— START MATERIAL PROVIDED —

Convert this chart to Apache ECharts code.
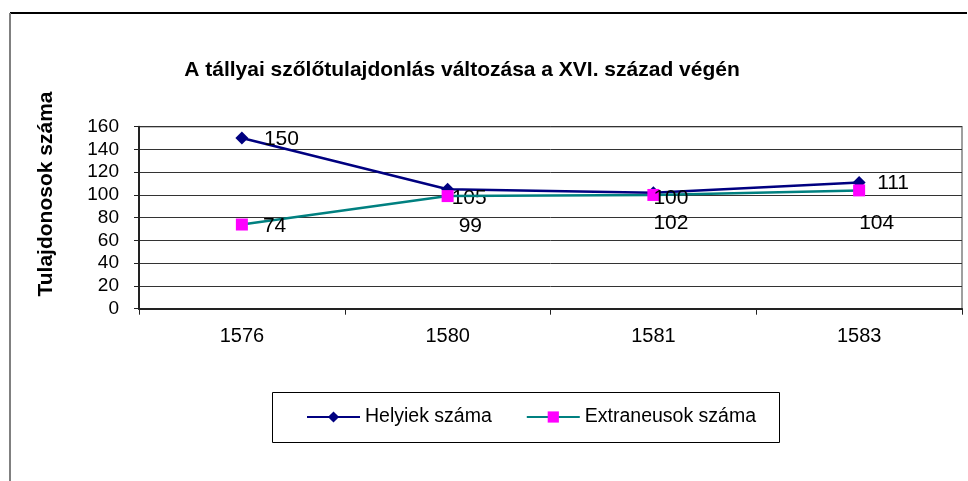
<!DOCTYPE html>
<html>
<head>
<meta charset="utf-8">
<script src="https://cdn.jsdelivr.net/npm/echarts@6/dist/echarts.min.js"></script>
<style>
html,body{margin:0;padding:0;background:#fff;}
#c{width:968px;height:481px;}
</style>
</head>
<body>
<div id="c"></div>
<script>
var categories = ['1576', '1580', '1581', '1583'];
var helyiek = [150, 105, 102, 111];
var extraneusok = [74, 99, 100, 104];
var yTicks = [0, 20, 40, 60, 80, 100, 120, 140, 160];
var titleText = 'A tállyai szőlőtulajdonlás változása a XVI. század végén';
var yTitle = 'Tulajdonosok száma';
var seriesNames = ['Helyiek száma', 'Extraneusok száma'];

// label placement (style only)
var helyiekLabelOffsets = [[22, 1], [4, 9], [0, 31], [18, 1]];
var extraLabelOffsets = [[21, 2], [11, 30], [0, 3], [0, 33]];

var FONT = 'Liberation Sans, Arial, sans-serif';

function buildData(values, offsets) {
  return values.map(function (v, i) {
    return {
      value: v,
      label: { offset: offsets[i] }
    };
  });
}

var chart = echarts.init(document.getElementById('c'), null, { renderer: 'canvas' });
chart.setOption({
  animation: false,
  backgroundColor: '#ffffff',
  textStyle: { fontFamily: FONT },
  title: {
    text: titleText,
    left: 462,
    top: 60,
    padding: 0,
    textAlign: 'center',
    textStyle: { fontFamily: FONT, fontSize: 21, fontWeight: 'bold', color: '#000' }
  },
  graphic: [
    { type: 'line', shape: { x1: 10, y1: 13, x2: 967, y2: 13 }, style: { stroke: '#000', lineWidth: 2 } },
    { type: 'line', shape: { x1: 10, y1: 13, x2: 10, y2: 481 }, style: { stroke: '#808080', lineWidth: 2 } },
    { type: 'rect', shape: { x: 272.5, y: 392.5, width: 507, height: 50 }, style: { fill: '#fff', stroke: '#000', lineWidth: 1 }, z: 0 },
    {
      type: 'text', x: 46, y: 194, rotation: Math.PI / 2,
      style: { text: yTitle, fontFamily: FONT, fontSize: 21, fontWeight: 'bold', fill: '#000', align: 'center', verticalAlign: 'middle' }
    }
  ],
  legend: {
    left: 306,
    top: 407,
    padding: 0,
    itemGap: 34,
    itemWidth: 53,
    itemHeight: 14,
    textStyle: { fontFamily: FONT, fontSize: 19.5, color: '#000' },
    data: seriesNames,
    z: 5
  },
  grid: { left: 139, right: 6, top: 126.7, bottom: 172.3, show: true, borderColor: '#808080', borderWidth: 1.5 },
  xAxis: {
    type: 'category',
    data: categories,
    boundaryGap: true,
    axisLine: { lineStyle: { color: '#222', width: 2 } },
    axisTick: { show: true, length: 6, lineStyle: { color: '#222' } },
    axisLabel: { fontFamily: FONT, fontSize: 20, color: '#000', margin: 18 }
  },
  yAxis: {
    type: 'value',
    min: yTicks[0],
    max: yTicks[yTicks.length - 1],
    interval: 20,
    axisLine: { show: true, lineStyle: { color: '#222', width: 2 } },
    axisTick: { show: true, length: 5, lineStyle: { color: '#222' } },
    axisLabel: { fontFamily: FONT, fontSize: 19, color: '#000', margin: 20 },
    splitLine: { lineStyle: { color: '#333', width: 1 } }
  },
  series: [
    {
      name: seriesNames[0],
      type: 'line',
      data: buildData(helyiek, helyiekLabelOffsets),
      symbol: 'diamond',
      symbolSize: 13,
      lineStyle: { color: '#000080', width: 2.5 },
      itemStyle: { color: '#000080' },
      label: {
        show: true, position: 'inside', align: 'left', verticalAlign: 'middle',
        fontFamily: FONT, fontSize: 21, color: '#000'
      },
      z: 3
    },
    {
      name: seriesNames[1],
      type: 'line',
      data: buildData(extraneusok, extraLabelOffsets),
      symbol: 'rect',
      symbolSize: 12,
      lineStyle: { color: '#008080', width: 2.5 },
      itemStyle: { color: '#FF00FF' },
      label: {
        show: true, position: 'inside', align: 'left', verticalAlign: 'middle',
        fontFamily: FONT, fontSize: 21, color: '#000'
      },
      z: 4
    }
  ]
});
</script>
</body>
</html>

— END MATERIAL PROVIDED —

Go through the data above and transcribe it in full, omitting any image.

• [TASK ANSWER]
Convert this chart to Apache ECharts code.
<!DOCTYPE html>
<html>
<head>
<meta charset="utf-8">
<script src="https://cdn.jsdelivr.net/npm/echarts@6/dist/echarts.min.js"></script>
<style>
html,body{margin:0;padding:0;background:#fff;}
#c{width:968px;height:481px;}
</style>
</head>
<body>
<div id="c"></div>
<script>
var categories = ['1576', '1580', '1581', '1583'];
var helyiek = [150, 105, 102, 111];
var extraneusok = [74, 99, 100, 104];
var yTicks = [0, 20, 40, 60, 80, 100, 120, 140, 160];
var titleText = 'A tállyai szőlőtulajdonlás változása a XVI. század végén';
var yTitle = 'Tulajdonosok száma';
var seriesNames = ['Helyiek száma', 'Extraneusok száma'];

// label placement (style only)
var helyiekLabelOffsets = [[22, 1], [4, 9], [0, 31], [18, 1]];
var extraLabelOffsets = [[21, 2], [11, 30], [0, 3], [0, 33]];

var FONT = 'Liberation Sans, Arial, sans-serif';

function buildData(values, offsets) {
  return values.map(function (v, i) {
    return {
      value: v,
      label: { offset: offsets[i] }
    };
  });
}

var chart = echarts.init(document.getElementById('c'), null, { renderer: 'canvas' });
chart.setOption({
  animation: false,
  backgroundColor: '#ffffff',
  textStyle: { fontFamily: FONT },
  title: {
    text: titleText,
    left: 462,
    top: 60,
    padding: 0,
    textAlign: 'center',
    textStyle: { fontFamily: FONT, fontSize: 21, fontWeight: 'bold', color: '#000' }
  },
  graphic: [
    { type: 'line', shape: { x1: 10, y1: 13, x2: 967, y2: 13 }, style: { stroke: '#000', lineWidth: 2 } },
    { type: 'line', shape: { x1: 10, y1: 13, x2: 10, y2: 481 }, style: { stroke: '#808080', lineWidth: 2 } },
    { type: 'rect', shape: { x: 272.5, y: 392.5, width: 507, height: 50 }, style: { fill: '#fff', stroke: '#000', lineWidth: 1 }, z: 0 },
    {
      type: 'text', x: 46, y: 194, rotation: Math.PI / 2,
      style: { text: yTitle, fontFamily: FONT, fontSize: 21, fontWeight: 'bold', fill: '#000', align: 'center', verticalAlign: 'middle' }
    }
  ],
  legend: {
    left: 306,
    top: 407,
    padding: 0,
    itemGap: 34,
    itemWidth: 53,
    itemHeight: 14,
    textStyle: { fontFamily: FONT, fontSize: 19.5, color: '#000' },
    data: seriesNames,
    z: 5
  },
  grid: { left: 139, right: 6, top: 126.7, bottom: 172.3, show: true, borderColor: '#808080', borderWidth: 1.5 },
  xAxis: {
    type: 'category',
    data: categories,
    boundaryGap: true,
    axisLine: { lineStyle: { color: '#222', width: 2 } },
    axisTick: { show: true, length: 6, lineStyle: { color: '#222' } },
    axisLabel: { fontFamily: FONT, fontSize: 20, color: '#000', margin: 18 }
  },
  yAxis: {
    type: 'value',
    min: yTicks[0],
    max: yTicks[yTicks.length - 1],
    interval: 20,
    axisLine: { show: true, lineStyle: { color: '#222', width: 2 } },
    axisTick: { show: true, length: 5, lineStyle: { color: '#222' } },
    axisLabel: { fontFamily: FONT, fontSize: 19, color: '#000', margin: 20 },
    splitLine: { lineStyle: { color: '#333', width: 1 } }
  },
  series: [
    {
      name: seriesNames[0],
      type: 'line',
      data: buildData(helyiek, helyiekLabelOffsets),
      symbol: 'diamond',
      symbolSize: 13,
      lineStyle: { color: '#000080', width: 2.5 },
      itemStyle: { color: '#000080' },
      label: {
        show: true, position: 'inside', align: 'left', verticalAlign: 'middle',
        fontFamily: FONT, fontSize: 21, color: '#000'
      },
      z: 3
    },
    {
      name: seriesNames[1],
      type: 'line',
      data: buildData(extraneusok, extraLabelOffsets),
      symbol: 'rect',
      symbolSize: 12,
      lineStyle: { color: '#008080', width: 2.5 },
      itemStyle: { color: '#FF00FF' },
      label: {
        show: true, position: 'inside', align: 'left', verticalAlign: 'middle',
        fontFamily: FONT, fontSize: 21, color: '#000'
      },
      z: 4
    }
  ]
});
</script>
</body>
</html>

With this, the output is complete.